• [STATED GOAL]: Give back exactly the lines that run from the beginning of the entries to the line containing "(c2) -- (s21);", both included, and nothing else.

### DATA PROVIDED

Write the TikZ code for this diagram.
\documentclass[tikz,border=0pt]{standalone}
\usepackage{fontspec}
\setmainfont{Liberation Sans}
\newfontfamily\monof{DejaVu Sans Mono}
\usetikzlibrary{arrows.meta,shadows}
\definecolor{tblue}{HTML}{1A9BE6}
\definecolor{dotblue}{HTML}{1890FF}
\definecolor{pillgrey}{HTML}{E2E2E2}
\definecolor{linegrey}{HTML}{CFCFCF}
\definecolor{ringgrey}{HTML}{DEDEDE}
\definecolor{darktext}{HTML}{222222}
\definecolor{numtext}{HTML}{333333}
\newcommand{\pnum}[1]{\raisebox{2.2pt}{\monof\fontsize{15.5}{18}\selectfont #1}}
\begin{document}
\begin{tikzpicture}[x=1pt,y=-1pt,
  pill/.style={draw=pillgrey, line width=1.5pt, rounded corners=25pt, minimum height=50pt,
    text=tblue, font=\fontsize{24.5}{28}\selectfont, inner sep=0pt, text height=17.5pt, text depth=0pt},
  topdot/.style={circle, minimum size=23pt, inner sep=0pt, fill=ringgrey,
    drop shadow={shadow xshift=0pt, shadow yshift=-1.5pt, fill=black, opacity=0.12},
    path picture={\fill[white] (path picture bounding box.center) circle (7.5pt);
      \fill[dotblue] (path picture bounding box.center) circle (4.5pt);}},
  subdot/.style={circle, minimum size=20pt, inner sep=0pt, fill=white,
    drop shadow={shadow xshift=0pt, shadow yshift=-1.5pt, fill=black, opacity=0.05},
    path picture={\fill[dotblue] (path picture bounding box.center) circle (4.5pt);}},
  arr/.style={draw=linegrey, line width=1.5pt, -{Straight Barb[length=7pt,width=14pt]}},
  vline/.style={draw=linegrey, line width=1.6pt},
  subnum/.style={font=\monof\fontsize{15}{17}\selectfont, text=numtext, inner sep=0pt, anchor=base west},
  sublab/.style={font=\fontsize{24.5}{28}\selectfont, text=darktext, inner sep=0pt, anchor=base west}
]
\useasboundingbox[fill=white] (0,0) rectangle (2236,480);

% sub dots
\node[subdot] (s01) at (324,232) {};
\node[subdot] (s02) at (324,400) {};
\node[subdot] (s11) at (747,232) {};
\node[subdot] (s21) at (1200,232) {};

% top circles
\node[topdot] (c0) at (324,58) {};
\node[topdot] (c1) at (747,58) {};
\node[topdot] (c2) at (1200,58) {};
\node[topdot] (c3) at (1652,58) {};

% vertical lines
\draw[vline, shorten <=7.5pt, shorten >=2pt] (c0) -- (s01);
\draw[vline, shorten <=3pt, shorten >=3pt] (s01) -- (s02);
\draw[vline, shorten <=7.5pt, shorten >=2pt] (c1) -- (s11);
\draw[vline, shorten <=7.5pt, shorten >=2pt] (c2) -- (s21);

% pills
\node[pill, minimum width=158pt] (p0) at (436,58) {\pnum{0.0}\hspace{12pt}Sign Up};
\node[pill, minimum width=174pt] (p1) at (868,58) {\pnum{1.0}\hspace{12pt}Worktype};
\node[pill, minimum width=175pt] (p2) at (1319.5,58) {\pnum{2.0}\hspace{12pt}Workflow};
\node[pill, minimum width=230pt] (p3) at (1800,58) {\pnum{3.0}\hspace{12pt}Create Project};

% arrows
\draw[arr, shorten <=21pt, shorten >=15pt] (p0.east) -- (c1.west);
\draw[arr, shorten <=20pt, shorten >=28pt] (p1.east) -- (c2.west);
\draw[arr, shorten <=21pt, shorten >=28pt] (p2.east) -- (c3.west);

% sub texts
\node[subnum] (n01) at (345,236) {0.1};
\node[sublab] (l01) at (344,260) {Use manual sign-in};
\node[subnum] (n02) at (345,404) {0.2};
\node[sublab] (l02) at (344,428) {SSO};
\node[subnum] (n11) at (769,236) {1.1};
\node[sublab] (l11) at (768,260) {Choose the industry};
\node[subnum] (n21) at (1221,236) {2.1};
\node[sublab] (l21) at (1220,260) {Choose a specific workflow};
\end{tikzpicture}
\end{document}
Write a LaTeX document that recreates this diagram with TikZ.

######

• [ANSWER BELOW]:
Write the TikZ code for this diagram.
\documentclass[tikz,border=0pt]{standalone}
\usepackage{fontspec}
\setmainfont{Liberation Sans}
\newfontfamily\monof{DejaVu Sans Mono}
\usetikzlibrary{arrows.meta,shadows}
\definecolor{tblue}{HTML}{1A9BE6}
\definecolor{dotblue}{HTML}{1890FF}
\definecolor{pillgrey}{HTML}{E2E2E2}
\definecolor{linegrey}{HTML}{CFCFCF}
\definecolor{ringgrey}{HTML}{DEDEDE}
\definecolor{darktext}{HTML}{222222}
\definecolor{numtext}{HTML}{333333}
\newcommand{\pnum}[1]{\raisebox{2.2pt}{\monof\fontsize{15.5}{18}\selectfont #1}}
\begin{document}
\begin{tikzpicture}[x=1pt,y=-1pt,
  pill/.style={draw=pillgrey, line width=1.5pt, rounded corners=25pt, minimum height=50pt,
    text=tblue, font=\fontsize{24.5}{28}\selectfont, inner sep=0pt, text height=17.5pt, text depth=0pt},
  topdot/.style={circle, minimum size=23pt, inner sep=0pt, fill=ringgrey,
    drop shadow={shadow xshift=0pt, shadow yshift=-1.5pt, fill=black, opacity=0.12},
    path picture={\fill[white] (path picture bounding box.center) circle (7.5pt);
      \fill[dotblue] (path picture bounding box.center) circle (4.5pt);}},
  subdot/.style={circle, minimum size=20pt, inner sep=0pt, fill=white,
    drop shadow={shadow xshift=0pt, shadow yshift=-1.5pt, fill=black, opacity=0.05},
    path picture={\fill[dotblue] (path picture bounding box.center) circle (4.5pt);}},
  arr/.style={draw=linegrey, line width=1.5pt, -{Straight Barb[length=7pt,width=14pt]}},
  vline/.style={draw=linegrey, line width=1.6pt},
  subnum/.style={font=\monof\fontsize{15}{17}\selectfont, text=numtext, inner sep=0pt, anchor=base west},
  sublab/.style={font=\fontsize{24.5}{28}\selectfont, text=darktext, inner sep=0pt, anchor=base west}
]
\useasboundingbox[fill=white] (0,0) rectangle (2236,480);

% sub dots
\node[subdot] (s01) at (324,232) {};
\node[subdot] (s02) at (324,400) {};
\node[subdot] (s11) at (747,232) {};
\node[subdot] (s21) at (1200,232) {};

% top circles
\node[topdot] (c0) at (324,58) {};
\node[topdot] (c1) at (747,58) {};
\node[topdot] (c2) at (1200,58) {};
\node[topdot] (c3) at (1652,58) {};

% vertical lines
\draw[vline, shorten <=7.5pt, shorten >=2pt] (c0) -- (s01);
\draw[vline, shorten <=3pt, shorten >=3pt] (s01) -- (s02);
\draw[vline, shorten <=7.5pt, shorten >=2pt] (c1) -- (s11);
\draw[vline, shorten <=7.5pt, shorten >=2pt] (c2) -- (s21);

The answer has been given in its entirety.